Lost in
Translation is a
comedy-drama written and directed by Sophia Coppola and many movie critics have
called this movie possibly the best of year (2003) and a modern masterpiece. I
myself was very surprised as what this movie really was. As the movie started
out, I thought it would be a love story between Bob Harris (an aging American
action movie star, arrives in Tokyo to film an advertisement who is going
through a midlife crisis) and Charlotte (a young college graduate, who gets
left behind in her hotel room by her husband, John, a celebrity photographer on
assignment in Tokyo), but that's not what it was at all, which is what I think
made this movie unique - it was not the cliche and predictable romance movie.
This film told
the story of Bob Harris (Bill Murray), an American movie star that comes
to Tokyo to film a whiskey commercial for which he will be paid $2
million. Staying in the same Tokyo hotel is Charlotte (Scarlett Johanssen), a
newlywed tagging along with her rock photographer husband, John (a typically
awkward Giovanni Ribisi). Along the way, Charlotte and Bob run into each other
and begin a 'brief encounter' that profoundly affects them both. The two
meet at a hotel in Tokyo Japan and develop a strange yet intimate relationship
throughout out the film. I expected their relationship to turn into romance,
but it was more a friendship throughout the film. It began as a comedy of culture clash, Harris sarcastic and
confused at the Japanese when entering his hotel, and even more befuddled in a
hilarious scene where he shoots the whiskey commercial (and one later
during a photo shoot). Coppola delivers Bob into her movie with the impression
that it'll be all about him (he has plenty of great scenes, even at just the
beginning), but Charlotte enters the story, and we're never quite the same.
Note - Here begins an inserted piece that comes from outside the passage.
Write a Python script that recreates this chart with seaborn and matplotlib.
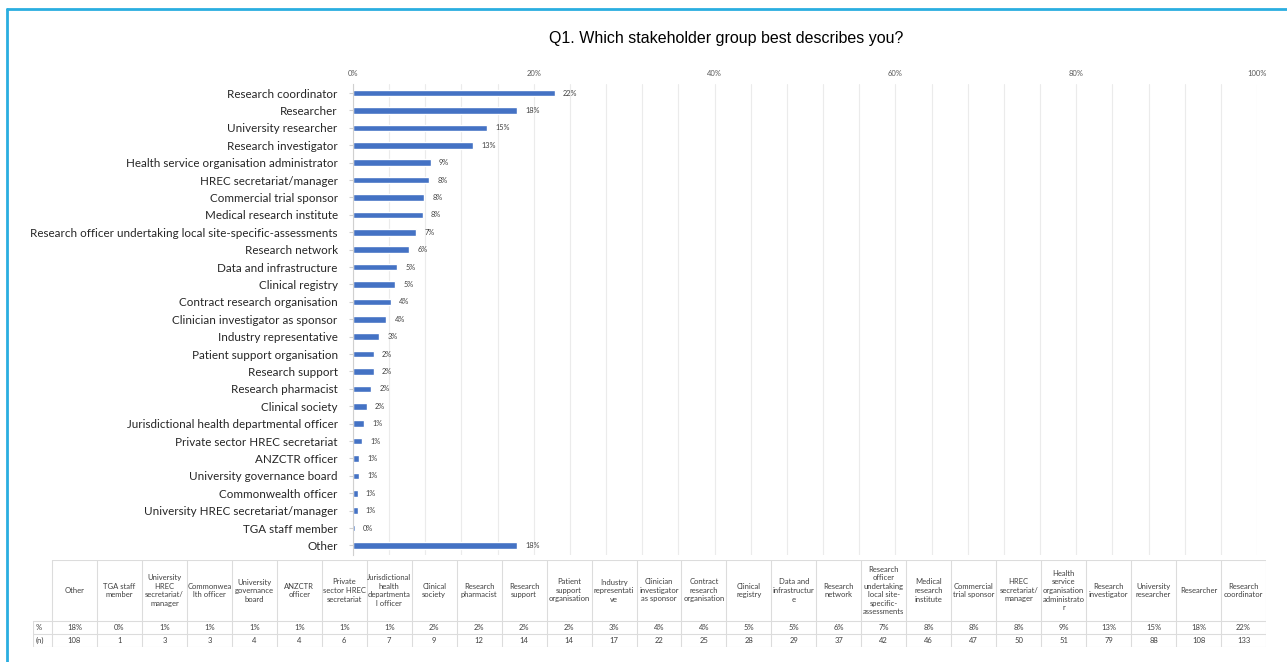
import matplotlib
matplotlib.use("Agg")
import matplotlib.pyplot as plt
import seaborn as sns
import pandas as pd
from matplotlib.lines import Line2D

# ---------------- data ----------------
categories = [
    "Research coordinator", "Researcher", "University researcher", "Research investigator",
    "Health service organisation administrator", "HREC secretariat/manager",
    "Commercial trial sponsor", "Medical research institute",
    "Research officer undertaking local site-specific-assessments", "Research network",
    "Data and infrastructure", "Clinical registry", "Contract research organisation",
    "Clinician investigator as sponsor", "Industry representative",
    "Patient support organisation", "Research support", "Research pharmacist",
    "Clinical society", "Jurisdictional health departmental officer",
    "Private sector HREC secretariat", "ANZCTR officer", "University governance board",
    "Commonwealth officer", "University HREC secretariat/manager", "TGA staff member", "Other",
]
share_pct = [22.3, 18.1, 14.8, 13.3, 8.6, 8.4, 7.9, 7.7, 7.0, 6.2, 4.9, 4.7, 4.2, 3.7,
             2.9, 2.3, 2.3, 2.0, 1.5, 1.2, 1.0, 0.7, 0.7, 0.5, 0.5, 0.2, 18.1]
label_pct = [22, 18, 15, 13, 9, 8, 8, 8, 7, 6, 5, 5, 4, 4, 3, 2, 2, 2, 2, 1, 1, 1, 1, 1, 1, 0, 18]
counts = [133, 108, 88, 79, 51, 50, 47, 46, 42, 37, 29, 28, 25, 22, 17, 14, 14, 12, 9, 7,
          6, 4, 4, 3, 3, 1, 108]
# table header labels (as wrapped in the source table), in table order (left to right)
table_headers = [
    "Other", "TGA staff\nmember", "University\nHREC\nsecretariat/\nmanager",
    "Commonwea\nlth officer", "University\ngovernance\nboard", "ANZCTR\nofficer",
    "Private\nsector HREC\nsecretariat", "Jurisdictional\nhealth\ndepartmenta\nl officer",
    "Clinical\nsociety", "Research\npharmacist", "Research\nsupport",
    "Patient\nsupport\norganisation", "Industry\nrepresentati\nve",
    "Clinician\ninvestigator\nas sponsor", "Contract\nresearch\norganisation",
    "Clinical\nregistry", "Data and\ninfrastructur\ne", "Research\nnetwork",
    "Research\nofficer\nundertaking\nlocal site-\nspecific-\nassessments",
    "Medical\nresearch\ninstitute", "Commercial\ntrial sponsor", "HREC\nsecretariat/\nmanager",
    "Health\nservice\norganisation\nadministrato\nr", "Research\ninvestigator",
    "University\nresearcher", "Researcher", "Research\ncoordinator",
]
x_ticks = [0, 20, 40, 60, 80, 100]
x_tick_labels = ["0%", "20%", "40%", "60%", "80%", "100%"]
title = "Q1. Which stakeholder group best describes you?"

# ---------------- style ----------------
sns.set_theme(style="white")
plt.rcParams["font.family"] = ["Lato", "DejaVu Sans"]

W, H = 1287, 662
fig = plt.figure(figsize=(W / 100, H / 100), dpi=100)
fig.patch.set_facecolor("white")

def fx(px):
    return px / W

def fy(py):
    return 1 - py / H

# frame lines (top and left)
frame_col = "#2AAEE0"
fig.add_artist(Line2D([fx(6.5), 1.0], [fy(9), fy(9)], color=frame_col, lw=2.0,
                      transform=fig.transFigure))
fig.add_artist(Line2D([fx(6.5), fx(6.5)], [fy(9), 0.0], color=frame_col, lw=2.0,
                      transform=fig.transFigure))

# title
fig.text(fx(726), fy(38), title, ha="center", va="center", fontsize=11.5,
         family="Liberation Sans", color="#000000")

# ---------------- bar chart ----------------
left, right, top, bottom = 353, 1257, 84, 555
ax = fig.add_axes([fx(left), fy(bottom), fx(right - left), (bottom - top) / H])
df = pd.DataFrame({"category": categories, "share": share_pct})
sns.barplot(data=df, x="share", y="category", orient="h", color="#4472C4",
            width=0.38, saturation=1, ax=ax)
ax.set_xlim(0, 100)
ax.set_ylim(26.55, -0.52)
ax.set_xlabel("")
ax.set_ylabel("")
ax.xaxis.tick_top()
ax.set_xticks(x_ticks)
ax.set_xticklabels(x_tick_labels, fontsize=5.5, color="#595959")
ax.set_xticks(list(range(0, 101, 4)), minor=True)
ax.tick_params(axis="x", which="both", length=0, pad=5)
ax.grid(axis="x", which="both", color="#EBEBEB", lw=0.8)
ax.set_axisbelow(True)
ax.tick_params(axis="y", length=3, color="#D0D0D0", width=0.8, pad=8,
               labelsize=8.4, labelcolor="#262626")
ax.tick_params(axis="y", left=True)
for s in ["top", "right", "bottom"]:
    ax.spines[s].set_visible(False)
ax.spines["left"].set_color("#D0D0D0")
ax.spines["left"].set_linewidth(0.8)

ax.bar_label(ax.containers[0], labels=[f"{v}%" for v in label_pct], padding=6,
             fontsize=5.3, color="#404040")

# ---------------- data table ----------------
tl, tr, tt, tb = 33, 1266, 560, 647
tax = fig.add_axes([fx(tl), fy(tb), fx(tr - tl), (tb - tt) / H])
tax.set_xlim(tl, tr)
tax.set_ylim(tb, tt)
tax.axis("off")
grid_col = "#DCDCDC"
c0 = 52
n = len(table_headers)
cw = (tr - c0) / n
hdr_bottom, row1_bottom = 621, 634
tax.plot([c0, tr], [tt, tt], color=grid_col, lw=0.8)
for yy in [hdr_bottom, row1_bottom, tb]:
    tax.plot([tl, tr], [yy, yy], color=grid_col, lw=0.8)
tax.plot([tl, tl], [hdr_bottom, tb], color=grid_col, lw=0.8)
for i in range(n + 1):
    xx = c0 + i * cw
    tax.plot([xx, xx], [tt, tb], color=grid_col, lw=0.8)

pct_rev = label_pct[::-1]
cnt_rev = counts[::-1]
for i, h in enumerate(table_headers):
    xc = c0 + (i + 0.5) * cw
    tax.text(xc, (tt + hdr_bottom) / 2, h, ha="center", va="center", fontsize=5.5,
             color="#404040", linespacing=1.25)
    tax.text(xc, (hdr_bottom + row1_bottom) / 2, f"{pct_rev[i]}%", ha="center",
             va="center", fontsize=5.5, color="#404040")
    tax.text(xc, (row1_bottom + tb) / 2, f"{cnt_rev[i]}", ha="center", va="center",
             fontsize=5.5, color="#404040")
tax.text(tl + 3, (hdr_bottom + row1_bottom) / 2, "%", ha="left", va="center",
         fontsize=5.5, color="#404040")
tax.text(tl + 3, (row1_bottom + tb) / 2, "(n)", ha="left", va="center",
         fontsize=5.5, color="#404040")

fig.savefig("out.png", dpi=100, facecolor="white")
Scarlett Johanssen plays Charlotte with just the right amount of emotion that
her initially morose and soul-searching character doesn't seem silly. Bob, on
the other hand, seems to have it made, but Murray lets a current of loneliness
run across that memorable face that seems to hint at something more. He gets
comical faxes from his wife about bookshelves and carpet samples, but he gives
off the impression that he's come to the point where he doesn't even care
anymore. Bob is certainly alone for a time in Tokyo, but Murray gives off the
impression that things at home aren't too hot either. It is evident that Lost in Translation represents the
confusion between the main characters with the way Bob and Charlotte felt
towards each other and what each want to do with their lives.